Before you start digging, it is important to choose a sunny spot. Pears produce best when they receive at least six hours of direct sunlight each day. If a pear tree doesn’t receive enough sunlight, it may not bloom, or the fruit may be weak.
Once you have settled on a location, it is time to start digging. Dig a hole that is approximately one and one half times as large as the container that your pear tree is planted in. As you remove the soil from the hole, place it on a plastic garbage bag or a tarp. This makes it much easier to shovel back into the hole later.
After your hole is complete, it is time to add something to enrich the soil. If you are lucky enough to have access to compost or well-rotted livestock manure, you have the perfect amendments. If not, visit your local garden center for bagged compost. Adding organic matter is important for several reasons. It adds nutrients to the soil and it helps the soil drain and hold water as necessary. This prevents the roots from drowning or drying out.
Add several shovels full of organic matter to the hole, along with several shovels of the dirt you removed from the hole. Mix the two lightly with your shovel and then smooth the dirt in the bottom of the hole. Gently remove the pear tree from its container and place it into the hole. When you begin to fill in the dirt around the pear tree it is helpful to have a friend to hold the trunk of the tree while you shovel in the dirt. This ensures that your tree will be straight. Use a mixture of organic matter and the soil that was removed from the hole to refill the area around the tree.
When you are finished, the tree should be planted at the same depth as it was in the container. Now water the pear tree thoroughly so that it gets a healthy start. Some of the dirt will compress when you water the tree, so it may be necessary to add a little additional dirt around the hole. You will probably have some additional dirt left over. This can be added to an existing flower bed or compost pile.
You can also buy ornamental pear trees if you want a decorative look to your landscape. Some of them bear fruit, but many of them do not. They are known for their beautiful white blossoms.

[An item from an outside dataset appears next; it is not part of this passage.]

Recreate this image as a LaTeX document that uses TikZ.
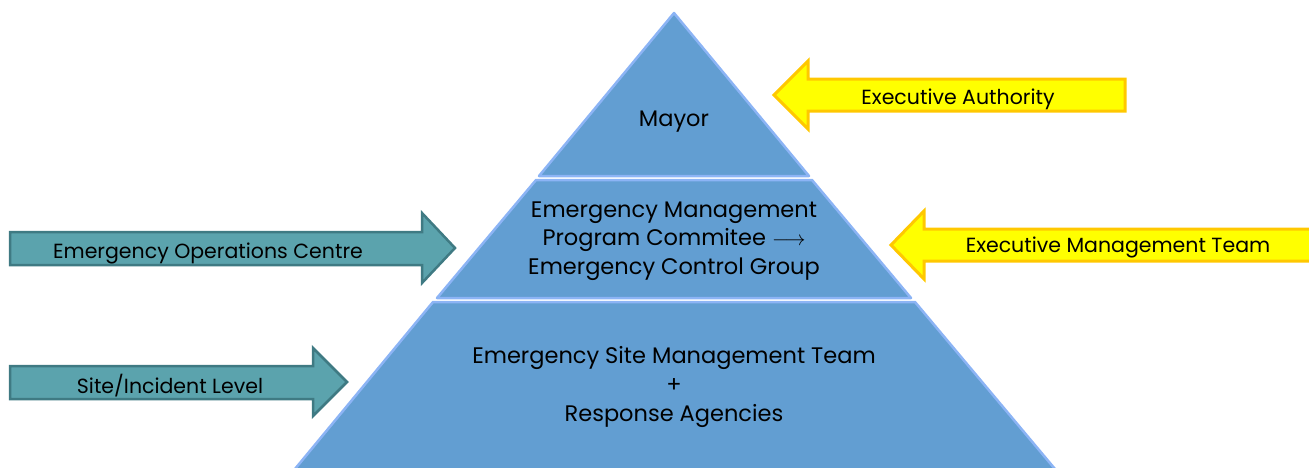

Most ornamental pear trees are supposed to be about 8-10 feet tall. I planted one two years ago, and it is about 5 feet tall right now. It has not produced any fruit yet, but I love the white blooms in the spring.
The ornamental tree I bought is supposed to produce some fruit, so I am hoping that by next year I will have some.
Planting a pear tree is very similar to planting an apple tree. You will want to have an area that gets a lot of sunshine and good drainage.
I think one of the most important things to remember when planting any kind of tree is how tall and wide it will be when it reaches maturity. If you want to plant more than one tree, you don't want them to be too close together.
If you don't have much room on your property, you can also buy dwarf pear trees. They will bear fruit, but don't get as big as a regular tree.